With your liver overworked, you are basically courting liver-related health complications like liver inflammation and liver disease. The inflammation will cause scar tissue to form in the liver, basically destroying it. And with your liver destroyed, your body has no choice but to pay host to all the toxins and stuff that come in and through it.

Moving on from the devastating effects that alcohol abuse can have on the liver, your reproductive system could also take a hit. It is pretty common knowledge that heavy alcohol consumption could cause erectile dysfunction in men and even infertility.

And in women, some research has shown that heavy alcohol consumption might cause infertility and menstruation inconsistency or even ceasing. Also, pregnant women who drink alcohol could be putting their babies at risk of a host of Fetal Alcohol Syndrome Disorders. What’s more, pregnant women who drink are at a higher risk of premature delivery, miscarriage, and still birth.

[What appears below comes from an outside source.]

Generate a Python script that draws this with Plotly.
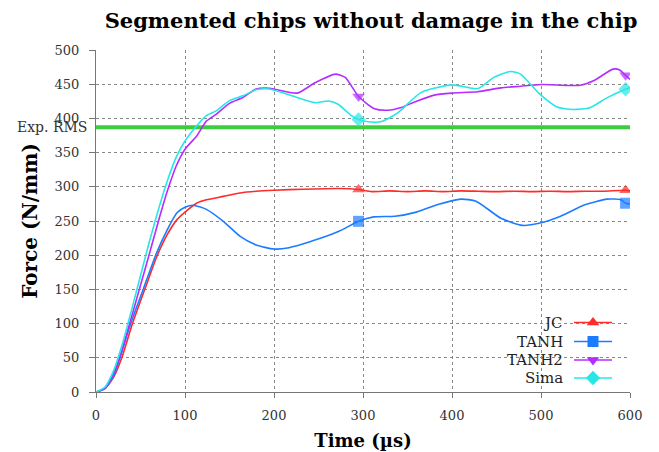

Now, let’s talk about the Central Nervous System. The effects that alcohol has on the CNS is probably the most obvious because the signs are generally seen as signs of drunkenness. Take slurred speech for instance; when someone who has been drinking starts slurring their words, everybody, maybe except the drunk person, takes that as a sign that the person has had one too many drinks.

Now the reason for that slurred speech is that alcohol disrupts communication between the brain and other parts of your body. So, in addition to slurred speech, a drunk person would also find it difficult to maintain balance, create long-term memories, think clearly and make rational decisions. All of these symptoms would typically wear off in a couple of hours, but continuous excessive consumption of alcohol could have a long term effect on your nervous system too.

In the long run, your frontal lobe might start to deteriorate and that’s a terrible thing because you need that part of your brain to be able to control your emotions, create short-term memories, and make sound judgments. As you continue to drink copious amounts of alcohol, you could eventually cause yourself permanent brain damage, leading to a condition called Wernicke-Korsakoff syndrome.

Unfortunately, there is more. Alcohol abuse is terrible for your heart. In fact, just one instance of heavy alcohol consumption could do a number on your heart, especially for women. Heavy drinking puts a person at risk of a number of heart diseases and complications including a high blood pressure, irregular heartbeat, stroke, and heart attack.

Now, you probably don’t think of your pancreas at all or know what its function is. But you should know that it is very useful, and drinking too much could damage it. Anyway, to be more specific, your pancreas is that organ that is meant to produce insulin, and insulin is meant to help your body to process and absorb sugar. Considering that each of us has just 1 pancreas, you can see how a damaged pancreas can affect your body.

One last thing; alcohol is addictive and so consuming it in excess amounts will eventually lead to both an emotional and physical dependency. At this point, deciding to stop drinking might be difficult without professional help. And alcohol withdrawal symptoms including anxiety, heavy sweating, tremors, nausea, and high blood pressure, might be experienced.

Finally, remember that this article is not a campaign against alcohol. In fact, some research has shown that moderate alcohol consumption might have some benefits on the human body. However, those benefits are not significant enough to recommend alcohol consumption for everybody. Bottomline: if you don’t drink, there’s no pressure to start; you’re really not missing anything. But if you do drink, make sure that it is in moderation.